Retype the listing below line for line, but only from the line with "Convert this chart to Apache ECharts code." down to the line with "const yTicks = [0, 20, 40, 60, 80, 100, 120, 140];", inclusive. Pictures stay out.

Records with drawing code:
......

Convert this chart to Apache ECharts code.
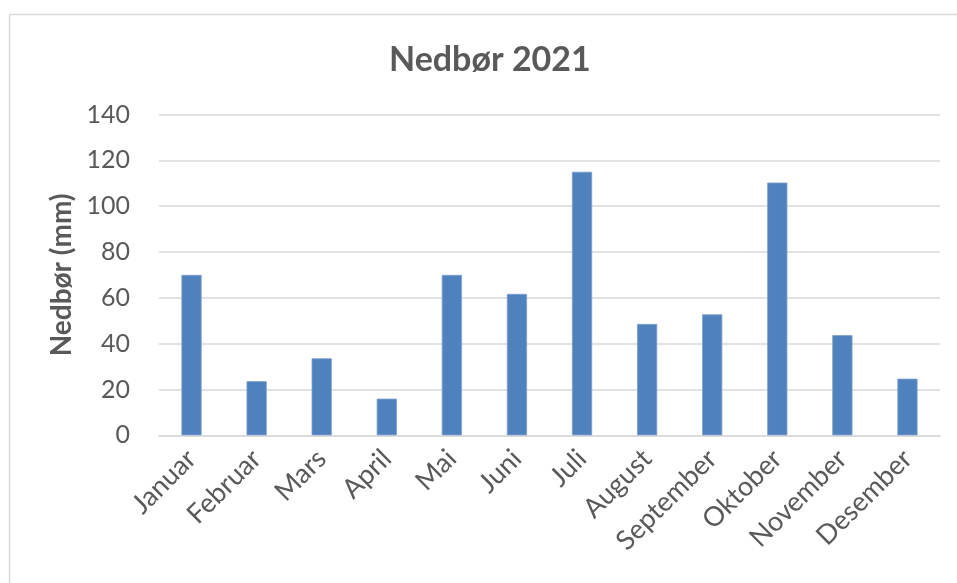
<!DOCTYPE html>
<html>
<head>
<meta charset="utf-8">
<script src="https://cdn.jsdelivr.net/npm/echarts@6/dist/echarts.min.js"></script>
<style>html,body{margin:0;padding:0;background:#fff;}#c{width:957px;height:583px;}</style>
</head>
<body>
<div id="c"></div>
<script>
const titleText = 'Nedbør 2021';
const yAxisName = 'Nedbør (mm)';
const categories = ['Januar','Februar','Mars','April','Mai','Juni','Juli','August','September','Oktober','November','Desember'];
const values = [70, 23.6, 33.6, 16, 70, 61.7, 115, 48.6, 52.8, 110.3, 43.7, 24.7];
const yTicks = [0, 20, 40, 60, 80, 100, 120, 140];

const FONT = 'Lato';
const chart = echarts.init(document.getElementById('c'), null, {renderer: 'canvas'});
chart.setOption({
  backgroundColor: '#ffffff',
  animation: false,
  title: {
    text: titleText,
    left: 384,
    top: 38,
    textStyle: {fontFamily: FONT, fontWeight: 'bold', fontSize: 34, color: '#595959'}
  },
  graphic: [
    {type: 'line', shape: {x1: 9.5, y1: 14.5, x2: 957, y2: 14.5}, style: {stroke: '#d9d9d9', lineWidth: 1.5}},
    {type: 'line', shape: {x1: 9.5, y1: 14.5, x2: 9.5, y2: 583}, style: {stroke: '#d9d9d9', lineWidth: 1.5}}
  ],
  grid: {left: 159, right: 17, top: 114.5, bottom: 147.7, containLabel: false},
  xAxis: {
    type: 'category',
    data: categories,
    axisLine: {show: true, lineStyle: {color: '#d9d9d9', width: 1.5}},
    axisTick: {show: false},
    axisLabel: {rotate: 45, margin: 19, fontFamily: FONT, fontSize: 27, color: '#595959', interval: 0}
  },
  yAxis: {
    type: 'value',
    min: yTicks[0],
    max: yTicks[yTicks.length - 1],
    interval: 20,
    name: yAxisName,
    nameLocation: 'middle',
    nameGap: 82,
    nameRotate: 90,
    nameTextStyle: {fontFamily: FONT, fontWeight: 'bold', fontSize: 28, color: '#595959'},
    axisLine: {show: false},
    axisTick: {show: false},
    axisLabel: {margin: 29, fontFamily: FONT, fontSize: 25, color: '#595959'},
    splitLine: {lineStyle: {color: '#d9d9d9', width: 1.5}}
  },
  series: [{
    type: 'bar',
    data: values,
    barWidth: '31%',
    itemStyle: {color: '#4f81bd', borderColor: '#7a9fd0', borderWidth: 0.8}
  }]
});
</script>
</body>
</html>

......

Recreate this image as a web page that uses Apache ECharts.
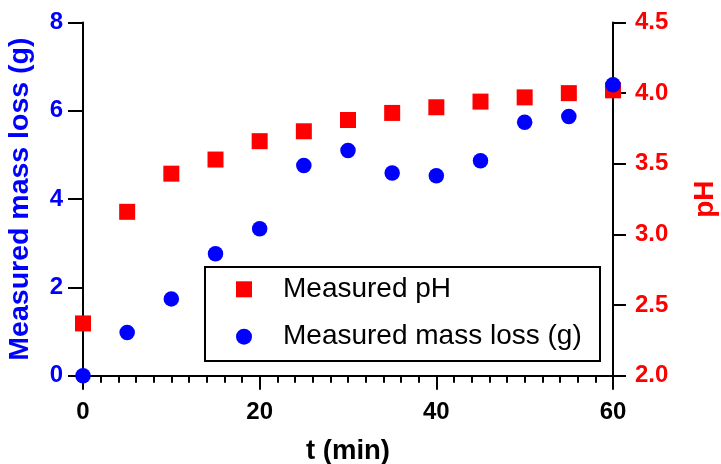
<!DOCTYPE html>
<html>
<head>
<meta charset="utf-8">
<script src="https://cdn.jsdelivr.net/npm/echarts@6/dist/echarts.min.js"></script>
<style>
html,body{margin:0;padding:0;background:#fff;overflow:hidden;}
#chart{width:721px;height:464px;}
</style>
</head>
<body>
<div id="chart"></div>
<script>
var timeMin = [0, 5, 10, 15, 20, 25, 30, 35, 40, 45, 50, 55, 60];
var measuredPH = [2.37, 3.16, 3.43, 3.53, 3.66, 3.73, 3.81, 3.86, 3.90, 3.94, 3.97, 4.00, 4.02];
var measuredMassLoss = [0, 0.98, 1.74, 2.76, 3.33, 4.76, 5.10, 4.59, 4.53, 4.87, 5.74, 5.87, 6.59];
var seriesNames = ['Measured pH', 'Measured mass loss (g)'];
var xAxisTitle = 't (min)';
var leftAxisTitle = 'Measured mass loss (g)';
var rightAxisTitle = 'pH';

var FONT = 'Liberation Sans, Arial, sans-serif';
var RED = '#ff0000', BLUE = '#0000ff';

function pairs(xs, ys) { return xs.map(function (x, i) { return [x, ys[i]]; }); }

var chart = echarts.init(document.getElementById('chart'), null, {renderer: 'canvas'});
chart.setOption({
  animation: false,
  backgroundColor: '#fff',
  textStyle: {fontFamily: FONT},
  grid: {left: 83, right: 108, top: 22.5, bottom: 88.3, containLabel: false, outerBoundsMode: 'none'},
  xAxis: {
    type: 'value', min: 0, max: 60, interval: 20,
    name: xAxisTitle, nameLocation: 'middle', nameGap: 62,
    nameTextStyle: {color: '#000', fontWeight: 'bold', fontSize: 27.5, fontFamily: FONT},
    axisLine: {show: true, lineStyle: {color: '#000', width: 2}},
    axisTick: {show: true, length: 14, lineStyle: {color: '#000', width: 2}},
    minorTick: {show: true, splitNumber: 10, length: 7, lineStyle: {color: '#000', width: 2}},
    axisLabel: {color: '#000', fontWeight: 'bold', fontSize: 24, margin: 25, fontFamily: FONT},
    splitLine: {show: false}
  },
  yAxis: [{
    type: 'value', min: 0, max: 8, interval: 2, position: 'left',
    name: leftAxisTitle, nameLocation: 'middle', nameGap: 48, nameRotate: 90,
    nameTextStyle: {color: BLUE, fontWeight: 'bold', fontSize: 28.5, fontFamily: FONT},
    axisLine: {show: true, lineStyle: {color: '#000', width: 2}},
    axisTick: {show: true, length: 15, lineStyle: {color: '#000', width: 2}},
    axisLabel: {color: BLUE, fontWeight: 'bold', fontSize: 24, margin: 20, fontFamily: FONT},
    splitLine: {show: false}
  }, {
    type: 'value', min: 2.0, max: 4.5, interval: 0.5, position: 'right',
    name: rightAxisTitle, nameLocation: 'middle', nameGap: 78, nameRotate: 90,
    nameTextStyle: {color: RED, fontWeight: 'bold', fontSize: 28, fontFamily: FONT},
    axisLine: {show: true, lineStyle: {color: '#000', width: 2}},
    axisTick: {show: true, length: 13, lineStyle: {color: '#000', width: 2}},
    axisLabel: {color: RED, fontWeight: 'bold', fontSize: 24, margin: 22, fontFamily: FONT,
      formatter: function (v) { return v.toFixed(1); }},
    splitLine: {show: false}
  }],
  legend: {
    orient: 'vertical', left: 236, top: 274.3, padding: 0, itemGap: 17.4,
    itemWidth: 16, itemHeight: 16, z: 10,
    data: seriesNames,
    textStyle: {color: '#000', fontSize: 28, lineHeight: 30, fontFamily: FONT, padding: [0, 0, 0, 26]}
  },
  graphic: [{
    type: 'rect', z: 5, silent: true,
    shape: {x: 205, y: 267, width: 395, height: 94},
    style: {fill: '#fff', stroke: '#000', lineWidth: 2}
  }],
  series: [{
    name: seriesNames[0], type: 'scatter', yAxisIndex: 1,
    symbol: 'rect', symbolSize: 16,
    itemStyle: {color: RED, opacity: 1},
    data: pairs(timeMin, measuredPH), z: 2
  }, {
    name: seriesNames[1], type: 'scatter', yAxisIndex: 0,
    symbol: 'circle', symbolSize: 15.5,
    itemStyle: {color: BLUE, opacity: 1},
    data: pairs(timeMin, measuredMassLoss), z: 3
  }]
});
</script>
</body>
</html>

......

» Result of the task:
Convert this chart to Apache ECharts code.
<!DOCTYPE html>
<html>
<head>
<meta charset="utf-8">
<script src="https://cdn.jsdelivr.net/npm/echarts@6/dist/echarts.min.js"></script>
<style>html,body{margin:0;padding:0;background:#fff;}#c{width:957px;height:583px;}</style>
</head>
<body>
<div id="c"></div>
<script>
const titleText = 'Nedbør 2021';
const yAxisName = 'Nedbør (mm)';
const categories = ['Januar','Februar','Mars','April','Mai','Juni','Juli','August','September','Oktober','November','Desember'];
const values = [70, 23.6, 33.6, 16, 70, 61.7, 115, 48.6, 52.8, 110.3, 43.7, 24.7];
const yTicks = [0, 20, 40, 60, 80, 100, 120, 140];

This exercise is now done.